■ The task ■
Retype exactly what runs from the first line of the data to the line with "-148, 117, 244]", keeping both of those lines and skipping pictures.

----

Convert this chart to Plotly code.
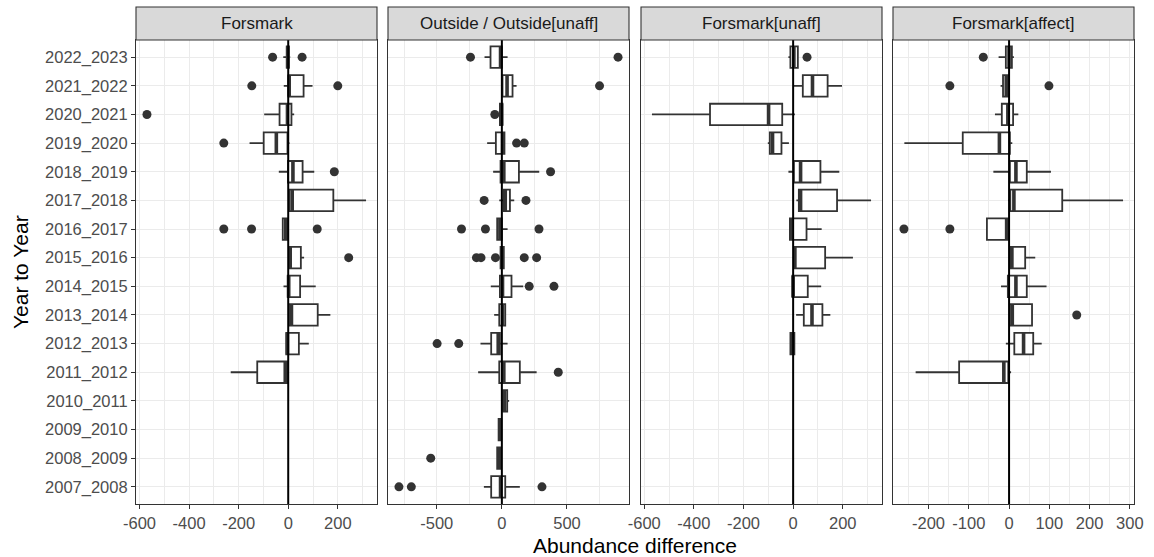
import math
import plotly.graph_objects as go
from plotly.subplots import make_subplots

# Categories, listed top (first) to bottom (last)
CATS = ["2022_2023", "2021_2022", "2020_2021", "2019_2020", "2018_2019", "2017_2018",
        "2016_2017", "2015_2016", "2014_2015", "2013_2014", "2012_2013", "2011_2012",
        "2010_2011", "2009_2010", "2008_2009", "2007_2008"]

PANELS = ["Forsmark", "Outside / Outside[unaff]", "Forsmark[unaff]", "Forsmark[affect]"]

N = None
# ---- Forsmark
P1_LOW = [-20, -18, -97, -156, -38, 0, -22, 5, -19, 3, -8, -232, N, N, N, N]
P1_Q1 = [-6, 1, -35, -99, -1, 5, -22, 5, -2, 3, -8, -125, N, N, N, N]
P1_MED = [-2, 4, -3, -48, 19, 16, -10, 8, 2, 13, -3, -12, N, N, N, N]
P1_Q3 = [3, 62, 13, -3, 58, 182, -1, 51, 48, 119, 43, -3, N, N, N, N]
P1_HIGH = [8, 98, 24, 5, 105, 314, -1, 64, 111, 170, 83, 0, N, N, N, N]
P1_OUT_CAT = ["2022_2023", "2022_2023", "2021_2022", "2021_2022", "2020_2021", "2019_2020",
              "2018_2019", "2016_2017", "2016_2017", "2016_2017", "2015_2016"]
P1_OUT_VAL = [-63, 56, -147, 200, -570, -260, 186, -260, -148, 117, 244]

# ---- Outside / Outside[unaff]
P2_LOW = [-133, 5, -15, -113, -67, -20, -36, -10, -85, -59, -164, -182, 10, -25, -36, -138]
P2_Q1 = [-87, 5, -15, -46, -10, 15, -36, -10, -15, -20, -82, -20, 10, -25, -36, -82]
P2_MED = [-10, 40, -3, 5, 15, 26, -15, 0, 5, 5, -28, 15, 20, -12, -20, -10]
P2_Q3 = [0, 82, 5, 20, 131, 62, 0, 15, 74, 26, -15, 138, 41, -5, -10, 26]
P2_HIGH = [44, 113, 5, 20, 287, 95, 44, 15, 164, 26, 44, 267, 56, -5, -10, 138]
P2_OUT_CAT = ["2022_2023", "2022_2023", "2021_2022", "2020_2021", "2019_2020", "2019_2020",
              "2018_2019", "2017_2018", "2017_2018", "2016_2017", "2016_2017", "2016_2017",
              "2015_2016", "2015_2016", "2015_2016", "2015_2016", "2015_2016",
              "2014_2015", "2014_2015", "2012_2013", "2012_2013", "2011_2012",
              "2008_2009", "2007_2008", "2007_2008", "2007_2008"]
P2_OUT_VAL = [-241, 892, 750, -54, 113, 172,
              374, -136, 185, -310, -126, 285,
              -195, -160, -49, 172, 267,
              210, 400, -497, -331, 433,
              -546, -790, -695, 308]

# ---- Forsmark[unaff]
P3_LOW = [-19, 0, -569, -102, -19, 13, -13, 3, -3, 12, -11, N, N, N, N, N]
P3_Q1 = [-11, 39, -335, -94, 3, 23, -13, 3, -3, 43, -11, N, N, N, N, N]
P3_MED = [3, 78, -99, -83, 30, 30, -9, 7, 0, 76, -3, N, N, N, N, N]
P3_Q3 = [19, 139, -44, -47, 110, 177, 54, 129, 59, 118, 5, N, N, N, N, N]
P3_HIGH = [19, 197, 7, -17, 186, 314, 115, 241, 113, 150, 5, N, N, N, N, N]
P3_OUT_CAT = ["2022_2023"]
P3_OUT_VAL = [56]

# ---- Forsmark[affect]
P4_LOW = [-26, -21, -35, -260, -39, -2, -55, 2, -20, 2, -8, -232, N, N, N, N]
P4_Q1 = [-8, -15, -18, -115, 2, 3, -55, 2, -3, 2, 13, -124, N, N, N, N]
P4_MED = [0, -7, -3, -24, 17, 12, -6, 7, 17, 8, 36, -13, N, N, N, N]
P4_Q3 = [7, 0, 10, 2, 44, 132, 0, 40, 44, 57, 60, -2, N, N, N, N]
P4_HIGH = [12, 0, 23, 8, 104, 283, 0, 65, 93, 57, 81, 5, N, N, N, N]
P4_OUT_CAT = ["2022_2023", "2021_2022", "2021_2022", "2016_2017", "2016_2017", "2013_2014"]
P4_OUT_VAL = [-64, -147, 99, -261, -147, 168]

REF_X = 0

DATA = [
    (P1_LOW, P1_Q1, P1_MED, P1_Q3, P1_HIGH, P1_OUT_CAT, P1_OUT_VAL),
    (P2_LOW, P2_Q1, P2_MED, P2_Q3, P2_HIGH, P2_OUT_CAT, P2_OUT_VAL),
    (P3_LOW, P3_Q1, P3_MED, P3_Q3, P3_HIGH, P3_OUT_CAT, P3_OUT_VAL),
    (P4_LOW, P4_Q1, P4_MED, P4_Q3, P4_HIGH, P4_OUT_CAT, P4_OUT_VAL),
]
MAJOR = [200, 500, 200, 100]
MINOR = [100, 250, 100, 50]

# ---- layout geometry (pixels)
W, H = 1154, 557
PANEL_X = [(136, 377), (388, 629), (641, 882), (893, 1134)]
PLOT_TOP, PLOT_BOT, STRIP_TOP = 40, 504, 7
BOX_W = 0.75

FONT = "Liberation Sans, Arial, Helvetica, sans-serif"
DARK = "#333333"
GRID = "#EBEBEB"

pos_of = {c: len(CATS) - i for i, c in enumerate(CATS)}


def steps(lo, hi, step):
    a = math.ceil(lo / step)
    b = math.floor(hi / step)
    return [i * step for i in range(a, b + 1)]


fig = make_subplots(rows=1, cols=4, shared_yaxes=True, horizontal_spacing=0.01)

for k, (low, q1, med, q3, high, ocat, oval) in enumerate(DATA):
    col = k + 1
    idx = [i for i in range(len(CATS)) if q1[i] is not None]
    ys = [pos_of[CATS[i]] for i in idx]
    fig.add_trace(go.Box(
        y=ys, q1=[q1[i] for i in idx], median=[med[i] for i in idx], q3=[q3[i] for i in idx],
        lowerfence=[low[i] for i in idx], upperfence=[high[i] for i in idx],
        orientation="h", boxpoints=False, width=BOX_W, whiskerwidth=0,
        fillcolor="white", line=dict(color=DARK, width=1.8), hoverinfo="skip",
        showlegend=False), row=1, col=col)
    mx, my = [], []
    for i in idx:
        p = pos_of[CATS[i]]
        mx += [med[i], med[i], None]
        my += [p - BOX_W / 2, p + BOX_W / 2, None]
    fig.add_trace(go.Scatter(x=mx, y=my, mode="lines", line=dict(color=DARK, width=3.6),
                             hoverinfo="skip", showlegend=False), row=1, col=col)
    fig.add_trace(go.Scatter(x=oval, y=[pos_of[c] for c in ocat], mode="markers",
                             marker=dict(color=DARK, size=9), hoverinfo="skip",
                             showlegend=False), row=1, col=col)
    # ggplot-like 5% expansion of the data range
    vals = [v for arr in (low, high) for v in arr if v is not None] + list(oval)
    lo, hi = min(vals), max(vals)
    pad = 0.05 * (hi - lo)
    rlo, rhi = lo - pad, hi + pad
    major = steps(rlo, rhi, MAJOR[k])
    minor = [v for v in steps(rlo, rhi, MINOR[k]) if v not in major]
    x0, x1 = PANEL_X[k]
    fig.update_xaxes(row=1, col=col, range=[rlo, rhi], domain=[x0 / W, x1 / W],
                     automargin=False, tickmode="array", tickvals=major,
                     ticktext=[str(v) for v in major],
                     showgrid=True, gridcolor=GRID, gridwidth=1.3,
                     minor=dict(tickmode="array", tickvals=minor, showgrid=True,
                                gridcolor=GRID, gridwidth=0.7),
                     zeroline=False, showline=True, linecolor=DARK, linewidth=1.1, mirror=True,
                     ticks="outside", ticklen=4, tickcolor=DARK, tickwidth=1.1,
                     tickfont=dict(family=FONT, size=16.5, color="#4D4D4D"))
    fig.update_yaxes(row=1, col=col, range=[0.4, len(CATS) + 0.6],
                     domain=[1 - PLOT_BOT / H, 1 - PLOT_TOP / H], automargin=False,
                     tickvals=[pos_of[c] for c in CATS], ticktext=CATS,
                     showgrid=True, gridcolor=GRID, gridwidth=1.3, zeroline=False,
                     showline=True, linecolor=DARK, linewidth=1.1, mirror=True,
                     ticks="outside" if k == 0 else "", ticklen=4, tickcolor=DARK, tickwidth=1.1,
                     showticklabels=(k == 0),
                     tickfont=dict(family=FONT, size=16.5, color="#4D4D4D"))
    fig.add_vline(x=REF_X, line_color="black", line_width=2, layer="above", row=1, col=col)
    xref = "x domain" if k == 0 else f"x{col} domain"
    fig.add_shape(type="rect", xref=xref, yref="paper", x0=0, x1=1,
                  y0=1 - PLOT_TOP / H, y1=1 - STRIP_TOP / H,
                  fillcolor="#D9D9D9", line=dict(color=DARK, width=1.1), layer="above")
    fig.add_annotation(xref=xref, yref="paper", x=0.5, y=1 - (PLOT_TOP + STRIP_TOP) / 2 / H,
                       text=PANELS[k], showarrow=False, xanchor="center", yanchor="middle",
                       font=dict(family=FONT, size=17, color="#1A1A1A"))

fig.add_annotation(xref="paper", yref="paper", x=(PANEL_X[0][0] + PANEL_X[-1][1]) / 2 / W,
                   y=1 - 545 / H, text="Abundance difference", showarrow=False,
                   xanchor="center", yanchor="middle", font=dict(family=FONT, size=21, color="black"))
fig.add_annotation(xref="paper", yref="paper", x=20 / W, y=1 - (PLOT_TOP + PLOT_BOT) / 2 / H,
                   text="Year to Year", showarrow=False, textangle=-90,
                   xanchor="center", yanchor="middle", font=dict(family=FONT, size=21, color="black"))

fig.update_layout(width=W, height=H, margin=dict(l=0, r=0, t=0, b=0),
                  plot_bgcolor="white", paper_bgcolor="white", showlegend=False)

fig.write_html("out.html")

----

■ Task response ■
Convert this chart to Plotly code.
import math
import plotly.graph_objects as go
from plotly.subplots import make_subplots

# Categories, listed top (first) to bottom (last)
CATS = ["2022_2023", "2021_2022", "2020_2021", "2019_2020", "2018_2019", "2017_2018",
        "2016_2017", "2015_2016", "2014_2015", "2013_2014", "2012_2013", "2011_2012",
        "2010_2011", "2009_2010", "2008_2009", "2007_2008"]

PANELS = ["Forsmark", "Outside / Outside[unaff]", "Forsmark[unaff]", "Forsmark[affect]"]

N = None
# ---- Forsmark
P1_LOW = [-20, -18, -97, -156, -38, 0, -22, 5, -19, 3, -8, -232, N, N, N, N]
P1_Q1 = [-6, 1, -35, -99, -1, 5, -22, 5, -2, 3, -8, -125, N, N, N, N]
P1_MED = [-2, 4, -3, -48, 19, 16, -10, 8, 2, 13, -3, -12, N, N, N, N]
P1_Q3 = [3, 62, 13, -3, 58, 182, -1, 51, 48, 119, 43, -3, N, N, N, N]
P1_HIGH = [8, 98, 24, 5, 105, 314, -1, 64, 111, 170, 83, 0, N, N, N, N]
P1_OUT_CAT = ["2022_2023", "2022_2023", "2021_2022", "2021_2022", "2020_2021", "2019_2020",
              "2018_2019", "2016_2017", "2016_2017", "2016_2017", "2015_2016"]
P1_OUT_VAL = [-63, 56, -147, 200, -570, -260, 186, -260, -148, 117, 244]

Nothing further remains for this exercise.